Voting Rights. No voting rights (other than certain class voting rights) will be attributable to the Convertible Preferred Shares. The Treasury will have the right to elect two directors if dividends on the Convertible Preferred Shares are not paid in full for any six dividend periods. The right to elect directors will terminate when the issuer pays four consecutive dividends on the Convertible Preferred Shares. Common stock issued upon the conversion of Convertible Preferred Shares will have all voting rights associated with the common shares issued by the QFI. The Treasury will agree not to exercise voting power with respect to any shares of QFI common stock of the QFI issued to it upon the exercise of the Warrants. The Treasury is expected to publish a set of principles governing its use of voting rights prior to closing any transactions.

Transferability. The CAP does not impose any contractual restrictions on the transfer of Convertible Preferred Shares, the Warrants or the underlying shares of common stock. The QFI is required to file a shelf registration statement, grant piggyback registration rights to the Treasury and take other steps that may be reasonably requested to facilitate the transfer of the Convertible Preferred Shares, the Warrants and the underlying shares of common stock, including efforts to list the Convertible Preferred Shares, Warrants and the shares of common stock on a national securities exchange.

Limits on Executive Compensation. QFIs and their covered officers and employees are required to comply with the rules, regulations and guidance of the Treasury with respect to executive compensation, transparency, accountability and monitoring, as published and in effect at the time of the investment closing to participate in CAP.

Key terms of the Convertible Preferred Shares are presented in the accompanying table:

Dividend:

Cumulative dividend at a rate of 9% per annum, compounding quarterly.

Mandatory Conversion Date

Mandatory conversion to common stock at the Conversion Price 7 years from the date of issuance.

Optional Conversion:

A QFI has the option to convert to common equity at any time, in whole or in part, subject to the approval of the appropriate federal banking authority.

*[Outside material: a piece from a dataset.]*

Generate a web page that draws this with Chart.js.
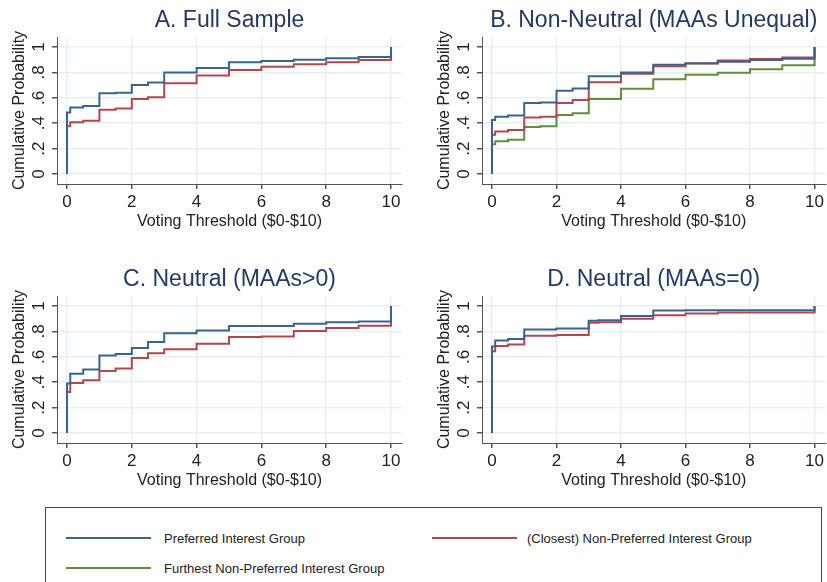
<!DOCTYPE html>
<html lang="en">
<head>
<meta charset="UTF-8">
<title>Voting Threshold - Cumulative Probability</title>
<script src="https://cdn.jsdelivr.net/npm/chart.js"></script>
<style>
  body { margin: 0; background: #fff; width: 827px; height: 582px; position: relative; overflow: hidden; }
  .painel { position: absolute; height: 235px; }
  .legenda { position: absolute; left: 45px; top: 507px; width: 777px; height: 90px; border: 1px solid #444;
    box-sizing: border-box; font-family: "Liberation Sans Narrow", "Arial Narrow", "Liberation Sans", sans-serif;
    font-size: 13px; color: #222; }
  .item { position: absolute; display: flex; align-items: center; height: 16px; }
  .traco { width: 85px; height: 2px; margin-right: 13px; }
</style>
</head>
<body>
  <div class="painel" style="left:0; top:0; width:410px;"><canvas id="graficoA"></canvas></div>
  <div class="painel" style="left:425px; top:0; width:402px;"><canvas id="graficoB"></canvas></div>
  <div class="painel" style="left:0; top:259px; width:410px;"><canvas id="graficoC"></canvas></div>
  <div class="painel" style="left:425px; top:259px; width:402px;"><canvas id="graficoD"></canvas></div>

  <div class="legenda">
    <div class="item" style="left:20px; top:22px;"><div class="traco" style="background:#38648f"></div>Preferred Interest Group</div>
    <div class="item" style="left:386px; top:22px;"><div class="traco" style="background:#b3464f; margin-right:10px"></div>(Closest) Non-Preferred Interest Group</div>
    <div class="item" style="left:20px; top:52px;"><div class="traco" style="background:#648c3a"></div>Furthest Non-Preferred Interest Group</div>
  </div>
</body>
</html>
<script>
// ticks
var xTicks = [0, 2, 4, 6, 8, 10];
var yTicks = [0, 0.2, 0.4, 0.6, 0.8, 1];

// A. Full Sample
var passosA = [0, 0, 0.1, 0.5, 1, 1.5, 2, 2.5, 3, 4, 5, 6, 7, 8, 9, 10];
var prefA   = [0, 0.485, 0.523, 0.535, 0.635, 0.64, 0.70, 0.72, 0.80, 0.835, 0.88, 0.89, 0.90, 0.912, 0.922, 1];
var naoPrefA = [0, 0.375, 0.407, 0.42, 0.505, 0.515, 0.59, 0.605, 0.715, 0.775, 0.82, 0.845, 0.865, 0.88, 0.897, 1];

// B. Non-Neutral (MAAs Unequal)
var passosB = [0, 0, 0.1, 0.5, 1, 1.5, 2, 2.5, 3, 4, 5, 6, 7, 8, 9, 10];
var prefB    = [0, 0.425, 0.45, 0.46, 0.56, 0.563, 0.655, 0.673, 0.77, 0.80, 0.86, 0.87, 0.885, 0.897, 0.908, 1];
var naoPrefB = [0, 0.308, 0.334, 0.347, 0.444, 0.45, 0.56, 0.582, 0.722, 0.79, 0.848, 0.873, 0.893, 0.906, 0.918, 1];
var longeB   = [0, 0.235, 0.258, 0.27, 0.37, 0.375, 0.465, 0.478, 0.59, 0.672, 0.747, 0.782, 0.797, 0.825, 0.857, 1];

// C. Neutral (MAAs>0)
var passosC = [0, 0, 0.1, 0.5, 1, 1.5, 2, 2.5, 3, 4, 5, 6, 7, 8, 9, 10];
var prefC    = [0, 0.39, 0.467, 0.50, 0.61, 0.623, 0.67, 0.717, 0.785, 0.808, 0.842, 0.842, 0.86, 0.872, 0.878, 1];
var naoPrefC = [0, 0.323, 0.394, 0.415, 0.488, 0.507, 0.59, 0.628, 0.66, 0.703, 0.756, 0.76, 0.803, 0.827, 0.845, 1];

// D. Neutral (MAAs=0)
var passosD = [0, 0, 0.1, 0.5, 1, 2, 3, 3.3, 4, 5, 6, 7, 10];
var prefD    = [0, 0.682, 0.728, 0.74, 0.815, 0.822, 0.885, 0.888, 0.922, 0.965, 0.966, 0.967, 1];
var naoPrefD = [0, 0.643, 0.685, 0.697, 0.765, 0.772, 0.868, 0.872, 0.9, 0.927, 0.942, 0.95, 1];

var corAzul = '#38648f';
var corVermelho = '#b3464f';
var corVerde = '#648c3a';

function pontos(xs, ys) {
  return xs.map((x, i) => ({ x: x, y: ys[i] }));
}

function serie(nome, xs, ys, cor) {
  return {
    label: nome,
    data: pontos(xs, ys),
    borderColor: cor,
    borderWidth: 2,
    pointRadius: 0,
    stepped: 'before',
    fill: false
  };
}

// titulo centrado sobre a area do grafico (como no Stata)
var tituloCentral = {
  id: 'tituloCentral',
  afterDraw(chart, args, opts) {
    var ctx = chart.ctx;
    var area = chart.chartArea;
    ctx.save();
    ctx.font = '23px "Liberation Sans", Arial, sans-serif';
    ctx.fillStyle = '#233a63';
    ctx.textAlign = 'center';
    ctx.textBaseline = 'middle';
    ctx.fillText(opts.texto, (area.left + area.right) / 2, 21);
    ctx.restore();
  }
};

function criarGrafico(id, titulo, series) {
  return new Chart(document.getElementById(id).getContext('2d'), {
    type: 'line',
    data: { datasets: series },
    plugins: [tituloCentral],
    options: {
      responsive: true,
      maintainAspectRatio: false,
      animation: false,
      layout: { padding: { top: 37, right: id == 'graficoA' || id == 'graficoC' ? 8 : 0 } },
      plugins: {
        legend: { display: false },
        tooltip: { enabled: false },
        tituloCentral: { texto: titulo }
      },
      scales: {
        x: {
          type: 'linear',
          min: -0.309,
          max: 10.34,
          afterBuildTicks: s => { s.ticks = xTicks.map(v => ({ value: v })); },
          afterFit: s => { s.height = 51; },
          grid: { color: '#e6eff2', lineWidth: 1.5, tickColor: '#555', tickLength: 5 },
          border: { color: '#555', width: 1 },
          ticks: { color: '#222', padding: 3, font: { family: 'Liberation Sans', size: 17 } },
          title: {
            display: true,
            text: 'Voting Threshold ($0-$10)',
            color: '#222',
            font: { family: 'Liberation Sans', size: 16 },
            padding: { top: 0, bottom: 4 }
          }
        },
        y: {
          min: -0.079,
          max: 1.079,
          afterBuildTicks: s => { s.ticks = yTicks.map(v => ({ value: v })); },
          afterFit: s => { s.width = 57; },
          grid: { color: '#e6eff2', lineWidth: 1.5, tickColor: '#555', tickLength: 5 },
          border: { color: '#555', width: 1 },
          ticks: {
            color: '#222',
            padding: 6,
            minRotation: 90,
            maxRotation: 90,
            crossAlign: 'center',
            font: { family: 'Liberation Sans', size: 17 },
            callback: v => v == 0 ? '0' : v == 1 ? '1' : String(Math.round(v * 10) / 10).replace(/^0/, '')
          },
          title: {
            display: true,
            text: 'Cumulative Probability',
            color: '#222',
            font: { family: 'Liberation Sans', size: 16 },
            padding: { top: 10, bottom: 0 }
          }
        }
      }
    }
  });
}

criarGrafico('graficoA', 'A. Full Sample', [
  serie('Preferred Interest Group', passosA, prefA, corAzul),
  serie('(Closest) Non-Preferred Interest Group', passosA, naoPrefA, corVermelho)
]);
criarGrafico('graficoB', 'B. Non-Neutral (MAAs Unequal)', [
  serie('Preferred Interest Group', passosB, prefB, corAzul),
  serie('(Closest) Non-Preferred Interest Group', passosB, naoPrefB, corVermelho),
  serie('Furthest Non-Preferred Interest Group', passosB, longeB, corVerde)
]);
criarGrafico('graficoC', 'C. Neutral (MAAs>0)', [
  serie('Preferred Interest Group', passosC, prefC, corAzul),
  serie('(Closest) Non-Preferred Interest Group', passosC, naoPrefC, corVermelho)
]);
criarGrafico('graficoD', 'D. Neutral (MAAs=0)', [
  serie('Preferred Interest Group', passosD, prefD, corAzul),
  serie('(Closest) Non-Preferred Interest Group', passosD, naoPrefD, corVermelho)
]);
</script>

The Treasury has the option to convert to common equity upon specified corporate events, including certain sales, mergers or changes of control of the QFI.

Conversion Price:

90% of the average closing price for the common stock for the 20trading day period ending February 9, 2009, plus any accrued and unpaid dividends (payable in cash or shares of common stock valued at the closing price on the second preceding trading day).

Redemption:

May be redeemed, in whole or in part, at any time at par plus accrued interest, subject to the approval of the QFI's primary federal banking agency, provided that the Convertible Preferred Shares must be redeemed solely with proceeds from the QFI's accumulated retained earnings or the issuance of common stock for cash the aggregate proceeds of which are in an amount equal to not less than 25% of the issue price of the Convertible Preferred Shares.

Following the redemption in whole of the Convertible Preferred Shares held by the Treasury, the QFI shall have the right to repurchase the Warrant and any common stock then held by the Treasury under CAP at fair market value.

Dividend Stopper:

No dividends may be declared or paid on junior preferred shares, preferred shares ranking pari passu with Convertible Preferred Shares, or common shares (other than in the case of pari passu preferred shares, dividends on a pro rata basis with the Convertible Preferred Shares) while any Convertible Preferred Shares are outstanding.

Restrictions on Repurchases:

QFIs may not repurchase or redeem any junior preferred shares, preferred shares ranking pari passu with the Convertible Preferred Shares or common shares, unless all accrued and unpaid dividends on the Convertible Preferred Shares are paid in full.

Share repurchases of common stock or trust preferred securities are prohibited without the prior consent of the Treasury, subject to certain exceptions similar to those under the CPP.